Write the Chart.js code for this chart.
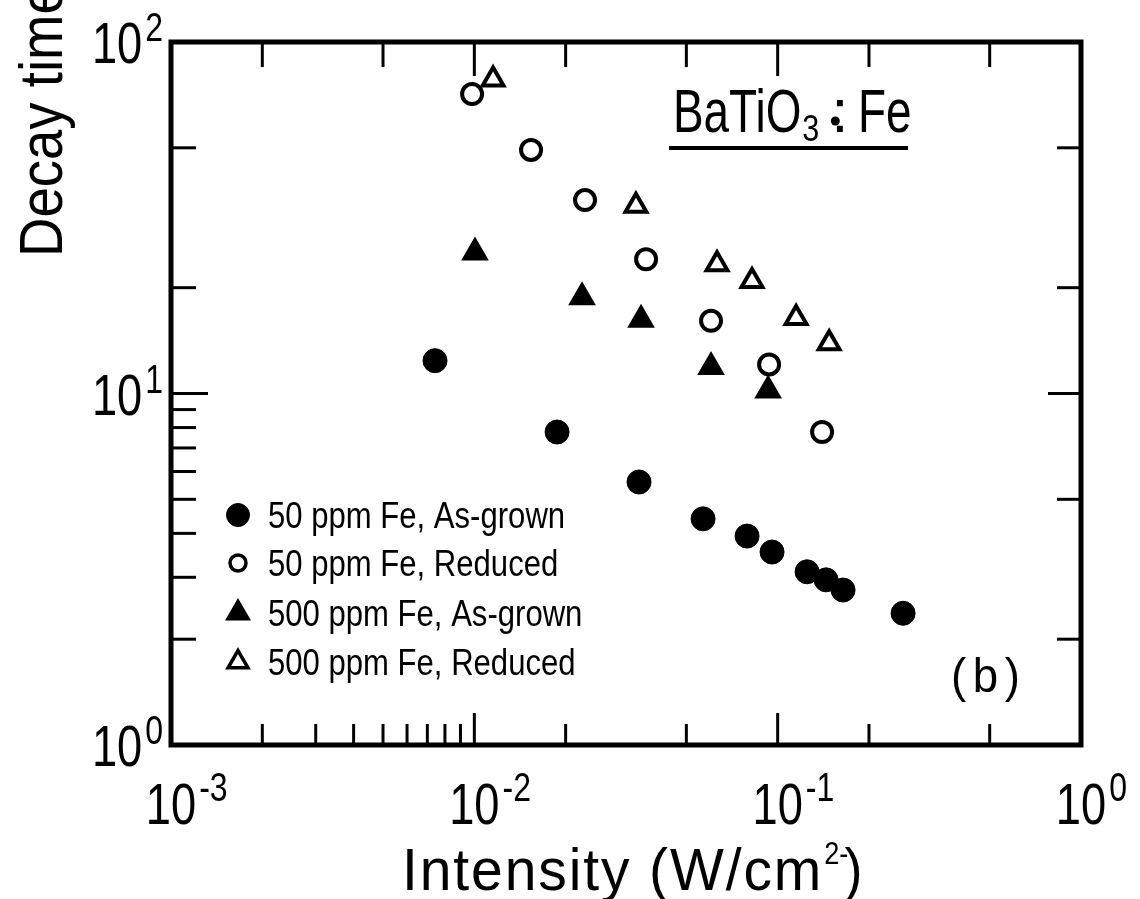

--

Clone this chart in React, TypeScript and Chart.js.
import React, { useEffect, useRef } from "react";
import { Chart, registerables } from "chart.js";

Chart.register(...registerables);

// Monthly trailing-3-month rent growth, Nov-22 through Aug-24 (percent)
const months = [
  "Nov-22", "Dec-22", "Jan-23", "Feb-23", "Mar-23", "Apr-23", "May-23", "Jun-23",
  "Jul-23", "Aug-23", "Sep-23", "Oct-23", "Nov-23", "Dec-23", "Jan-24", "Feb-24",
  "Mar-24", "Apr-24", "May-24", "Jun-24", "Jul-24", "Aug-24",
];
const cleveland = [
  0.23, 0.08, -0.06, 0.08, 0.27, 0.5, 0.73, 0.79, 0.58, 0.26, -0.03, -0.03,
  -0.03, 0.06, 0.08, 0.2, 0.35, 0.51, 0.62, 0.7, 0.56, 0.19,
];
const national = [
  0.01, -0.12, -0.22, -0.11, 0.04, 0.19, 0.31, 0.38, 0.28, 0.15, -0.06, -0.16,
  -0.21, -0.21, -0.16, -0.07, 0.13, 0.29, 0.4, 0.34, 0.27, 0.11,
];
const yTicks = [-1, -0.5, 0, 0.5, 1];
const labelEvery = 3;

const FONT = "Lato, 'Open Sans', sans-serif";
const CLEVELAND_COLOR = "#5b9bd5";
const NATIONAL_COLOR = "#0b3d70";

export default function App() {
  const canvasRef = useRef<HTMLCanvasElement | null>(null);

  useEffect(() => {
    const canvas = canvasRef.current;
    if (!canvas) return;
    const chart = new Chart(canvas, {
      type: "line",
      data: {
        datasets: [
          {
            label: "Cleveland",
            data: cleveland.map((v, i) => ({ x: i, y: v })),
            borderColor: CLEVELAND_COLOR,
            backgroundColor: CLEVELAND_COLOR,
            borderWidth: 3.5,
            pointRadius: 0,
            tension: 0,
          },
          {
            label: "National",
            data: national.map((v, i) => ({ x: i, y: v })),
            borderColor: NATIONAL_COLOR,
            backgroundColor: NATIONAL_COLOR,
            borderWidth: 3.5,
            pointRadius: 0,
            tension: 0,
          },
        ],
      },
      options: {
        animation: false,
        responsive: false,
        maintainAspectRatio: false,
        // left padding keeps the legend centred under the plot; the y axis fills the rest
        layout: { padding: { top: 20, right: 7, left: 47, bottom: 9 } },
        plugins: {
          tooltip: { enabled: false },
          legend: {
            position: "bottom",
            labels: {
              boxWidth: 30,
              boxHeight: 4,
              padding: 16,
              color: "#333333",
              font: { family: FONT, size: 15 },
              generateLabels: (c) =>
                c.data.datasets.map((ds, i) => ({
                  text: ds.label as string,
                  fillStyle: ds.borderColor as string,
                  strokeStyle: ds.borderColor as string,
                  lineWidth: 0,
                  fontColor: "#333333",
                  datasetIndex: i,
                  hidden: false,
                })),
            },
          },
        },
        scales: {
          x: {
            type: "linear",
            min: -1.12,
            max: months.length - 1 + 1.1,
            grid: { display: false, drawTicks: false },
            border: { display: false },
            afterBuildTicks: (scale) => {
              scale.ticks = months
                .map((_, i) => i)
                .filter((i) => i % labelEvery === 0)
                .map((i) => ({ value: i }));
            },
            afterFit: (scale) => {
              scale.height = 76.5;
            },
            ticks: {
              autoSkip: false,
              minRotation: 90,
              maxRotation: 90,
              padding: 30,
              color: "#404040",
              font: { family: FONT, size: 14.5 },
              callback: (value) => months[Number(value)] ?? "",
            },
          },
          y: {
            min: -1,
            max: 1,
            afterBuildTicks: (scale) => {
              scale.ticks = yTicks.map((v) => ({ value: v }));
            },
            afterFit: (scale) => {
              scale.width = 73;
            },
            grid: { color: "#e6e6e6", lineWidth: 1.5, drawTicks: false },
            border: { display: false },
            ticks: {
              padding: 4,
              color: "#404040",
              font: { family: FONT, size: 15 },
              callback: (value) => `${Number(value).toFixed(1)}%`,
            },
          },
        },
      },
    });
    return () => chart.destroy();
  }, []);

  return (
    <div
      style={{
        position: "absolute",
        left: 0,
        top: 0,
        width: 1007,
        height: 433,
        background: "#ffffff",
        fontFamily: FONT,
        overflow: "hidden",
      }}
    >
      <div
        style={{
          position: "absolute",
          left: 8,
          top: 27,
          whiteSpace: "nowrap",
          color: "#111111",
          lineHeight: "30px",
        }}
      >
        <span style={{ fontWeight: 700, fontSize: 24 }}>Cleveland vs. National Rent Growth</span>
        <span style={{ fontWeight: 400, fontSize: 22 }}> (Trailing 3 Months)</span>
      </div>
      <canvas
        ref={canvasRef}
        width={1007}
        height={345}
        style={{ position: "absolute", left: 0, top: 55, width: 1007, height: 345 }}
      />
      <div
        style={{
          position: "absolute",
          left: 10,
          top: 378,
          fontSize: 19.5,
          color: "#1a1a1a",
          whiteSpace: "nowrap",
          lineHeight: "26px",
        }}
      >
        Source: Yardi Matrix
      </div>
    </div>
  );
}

--

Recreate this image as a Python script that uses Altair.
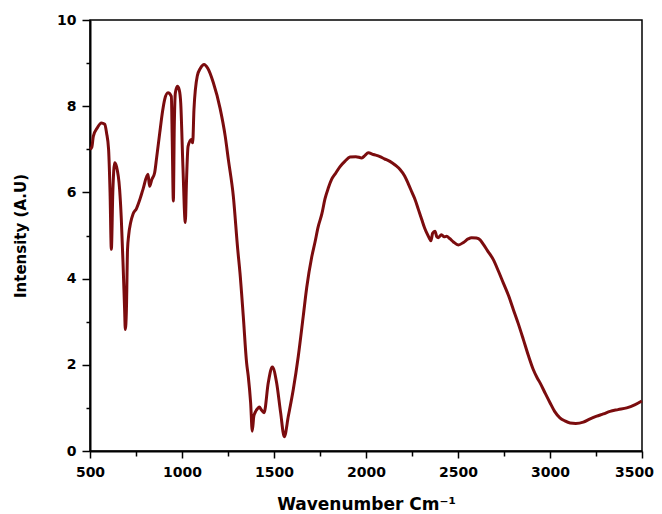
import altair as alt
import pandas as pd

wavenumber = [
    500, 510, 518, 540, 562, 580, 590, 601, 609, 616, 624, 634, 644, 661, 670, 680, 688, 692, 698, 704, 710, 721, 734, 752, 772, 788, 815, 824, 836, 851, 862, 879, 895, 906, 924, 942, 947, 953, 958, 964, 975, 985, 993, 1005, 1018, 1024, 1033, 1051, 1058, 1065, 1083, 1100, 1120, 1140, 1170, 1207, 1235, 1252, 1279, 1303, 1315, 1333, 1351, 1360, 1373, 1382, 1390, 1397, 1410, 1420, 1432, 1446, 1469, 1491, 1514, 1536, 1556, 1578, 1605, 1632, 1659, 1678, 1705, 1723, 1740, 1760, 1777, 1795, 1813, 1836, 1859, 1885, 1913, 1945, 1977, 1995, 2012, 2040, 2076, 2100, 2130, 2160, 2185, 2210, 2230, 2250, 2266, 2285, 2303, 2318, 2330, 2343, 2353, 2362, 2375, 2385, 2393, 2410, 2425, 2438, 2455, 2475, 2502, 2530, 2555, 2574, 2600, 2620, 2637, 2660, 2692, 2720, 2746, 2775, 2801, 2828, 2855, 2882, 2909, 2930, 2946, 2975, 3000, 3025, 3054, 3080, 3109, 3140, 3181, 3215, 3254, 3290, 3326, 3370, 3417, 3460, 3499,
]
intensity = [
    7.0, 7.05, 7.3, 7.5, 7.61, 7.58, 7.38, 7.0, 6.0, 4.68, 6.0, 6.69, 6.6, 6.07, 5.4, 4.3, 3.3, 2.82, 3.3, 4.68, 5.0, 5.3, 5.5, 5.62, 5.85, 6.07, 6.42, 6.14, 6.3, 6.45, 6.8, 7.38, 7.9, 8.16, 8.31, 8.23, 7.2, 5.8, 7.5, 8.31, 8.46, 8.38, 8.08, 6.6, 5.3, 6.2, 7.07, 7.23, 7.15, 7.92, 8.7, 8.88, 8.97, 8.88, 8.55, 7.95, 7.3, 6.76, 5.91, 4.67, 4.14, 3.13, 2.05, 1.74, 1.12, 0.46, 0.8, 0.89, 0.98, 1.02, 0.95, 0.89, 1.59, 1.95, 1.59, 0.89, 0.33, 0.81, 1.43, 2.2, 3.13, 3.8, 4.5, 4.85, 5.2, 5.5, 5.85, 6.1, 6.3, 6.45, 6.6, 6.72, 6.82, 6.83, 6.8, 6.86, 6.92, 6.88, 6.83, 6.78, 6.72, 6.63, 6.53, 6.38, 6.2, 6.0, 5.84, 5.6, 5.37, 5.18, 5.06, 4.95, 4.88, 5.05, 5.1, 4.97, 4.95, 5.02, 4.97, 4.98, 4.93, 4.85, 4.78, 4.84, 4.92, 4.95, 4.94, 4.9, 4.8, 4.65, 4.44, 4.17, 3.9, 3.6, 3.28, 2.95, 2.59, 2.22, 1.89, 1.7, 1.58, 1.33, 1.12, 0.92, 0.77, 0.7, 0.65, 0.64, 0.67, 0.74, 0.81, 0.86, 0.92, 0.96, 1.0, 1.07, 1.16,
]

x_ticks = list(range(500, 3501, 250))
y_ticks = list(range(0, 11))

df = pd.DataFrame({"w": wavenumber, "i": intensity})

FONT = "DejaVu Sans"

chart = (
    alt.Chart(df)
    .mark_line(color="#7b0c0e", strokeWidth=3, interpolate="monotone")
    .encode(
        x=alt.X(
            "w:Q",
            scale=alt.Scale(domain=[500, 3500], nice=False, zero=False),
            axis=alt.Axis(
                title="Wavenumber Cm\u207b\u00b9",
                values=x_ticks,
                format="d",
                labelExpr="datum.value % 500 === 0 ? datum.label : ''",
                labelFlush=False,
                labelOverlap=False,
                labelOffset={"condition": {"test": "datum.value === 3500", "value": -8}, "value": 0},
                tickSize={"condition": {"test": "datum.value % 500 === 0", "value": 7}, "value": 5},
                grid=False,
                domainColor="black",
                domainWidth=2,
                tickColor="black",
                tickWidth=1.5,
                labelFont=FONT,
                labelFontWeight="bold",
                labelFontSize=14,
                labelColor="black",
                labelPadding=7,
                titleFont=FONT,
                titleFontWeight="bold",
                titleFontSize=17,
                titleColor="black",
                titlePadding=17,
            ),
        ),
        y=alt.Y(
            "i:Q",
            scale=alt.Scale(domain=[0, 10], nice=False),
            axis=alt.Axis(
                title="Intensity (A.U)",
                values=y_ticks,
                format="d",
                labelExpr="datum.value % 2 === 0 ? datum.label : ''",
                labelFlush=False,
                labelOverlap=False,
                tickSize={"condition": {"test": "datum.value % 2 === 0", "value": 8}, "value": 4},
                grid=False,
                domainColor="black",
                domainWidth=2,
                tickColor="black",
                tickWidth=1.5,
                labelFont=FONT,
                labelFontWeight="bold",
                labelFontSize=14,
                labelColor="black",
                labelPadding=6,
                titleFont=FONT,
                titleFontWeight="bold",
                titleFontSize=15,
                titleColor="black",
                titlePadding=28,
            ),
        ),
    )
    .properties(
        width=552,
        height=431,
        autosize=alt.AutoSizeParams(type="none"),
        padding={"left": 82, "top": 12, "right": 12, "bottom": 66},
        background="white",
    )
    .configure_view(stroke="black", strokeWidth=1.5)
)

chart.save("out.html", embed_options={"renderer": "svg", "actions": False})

What you will do => Your task is to repeat the lines from the one containing "Clone this chart" to the one containing "const canvasRef = useRef<HTMLCanvasElement", both lines included. Leave out every other line.

Result of the exercise =>
Clone this chart in React, TypeScript and Chart.js.
import React, { useEffect, useRef } from "react";
import { Chart, registerables } from "chart.js";

Chart.register(...registerables);

// Monthly trailing-3-month rent growth, Nov-22 through Aug-24 (percent)
const months = [
  "Nov-22", "Dec-22", "Jan-23", "Feb-23", "Mar-23", "Apr-23", "May-23", "Jun-23",
  "Jul-23", "Aug-23", "Sep-23", "Oct-23", "Nov-23", "Dec-23", "Jan-24", "Feb-24",
  "Mar-24", "Apr-24", "May-24", "Jun-24", "Jul-24", "Aug-24",
];
const cleveland = [
  0.23, 0.08, -0.06, 0.08, 0.27, 0.5, 0.73, 0.79, 0.58, 0.26, -0.03, -0.03,
  -0.03, 0.06, 0.08, 0.2, 0.35, 0.51, 0.62, 0.7, 0.56, 0.19,
];
const national = [
  0.01, -0.12, -0.22, -0.11, 0.04, 0.19, 0.31, 0.38, 0.28, 0.15, -0.06, -0.16,
  -0.21, -0.21, -0.16, -0.07, 0.13, 0.29, 0.4, 0.34, 0.27, 0.11,
];
const yTicks = [-1, -0.5, 0, 0.5, 1];
const labelEvery = 3;

const FONT = "Lato, 'Open Sans', sans-serif";
const CLEVELAND_COLOR = "#5b9bd5";
const NATIONAL_COLOR = "#0b3d70";

export default function App() {
  const canvasRef = useRef<HTMLCanvasElement | null>(null);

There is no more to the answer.